By the late 1870s, the sheep industry in Southern California was on the decline and Jotham Bixby chose to lease or sell portions of the property. By 1884, the new town of Long Beach occupied the southwest corner of the Rancho. Eventually the cities of Downey, Paramount, Signal Hill, Bellflower, and Lakewood were founded on Rancho Los Cerritos land as well. On the outskirts of these towns, dairy farms thrived. In addition, beans, barley, and alfalfa were grown to feed the inhabitants of the new cities that were being established.
1881-1929
In the late nineteenth and early twentieth centuries, the Cerritos adobe housed a succession of tenants, most of whom worked for the various farms and dairies. When the Virginia Country Club was established next door in 1921, some of the tenants went to work there as groundskeepers and in other roles. During this period, however, the Cerritos adobe, which was still owned by J. Bixby & Co., fell into disrepair through general neglect.

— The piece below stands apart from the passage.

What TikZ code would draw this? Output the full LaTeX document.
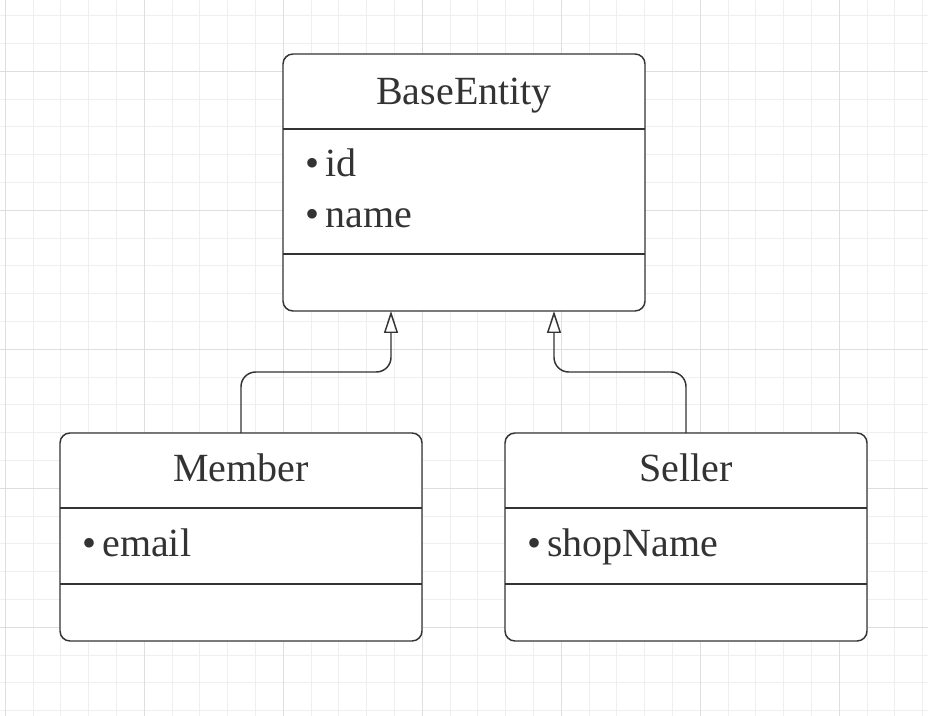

Some of the workers from the Bixby sheep ranch remained at the adobe as tenants, including Ah Ying. From 1906-1919, the adobe was run as a boarding house by Ramona Lopez García. During the 1920s, the house was primarily rented by the families of men who worked at the Virginia Country Club next door.
Learn more about the tenants who lived at Rancho Los Cerritos during this time.

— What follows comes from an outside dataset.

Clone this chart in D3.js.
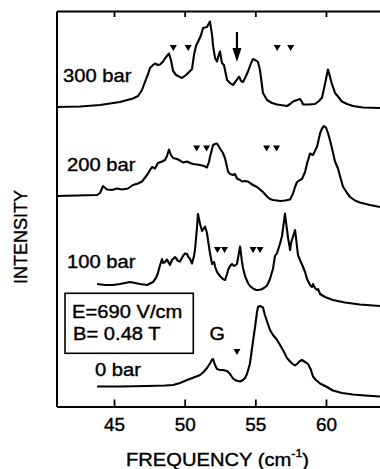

To listen to interviews with some of the Rancho Los Cerritos’ tenants, click here.
1929-1955

By 1929, Llewellyn Bixby, Sr., purchased the remaining five acres and hired an architectural firm to remodel the Rancho Los Cerritos adobe and a landscape architect to renovate the gardens. Llewellyn Bixby and his wife Avis moved into the adobe in 1931; their college-age son also lived in the house, as did several domestic servants and their gardener/driver, Arthur Orchard. Although the renovation was extensive and included a new roof, expanded rooms, electricity, plumbing, fireplaces, and a sunporch; the original configuration of Temple’s adobe was left intact. After Llewellyn, Sr.’s death, his family eventually sold the house to the City of Long Beach. In 1955, the site opened as a public museum dedicated to preserving and sharing the history of the Rancho and the surrounding area.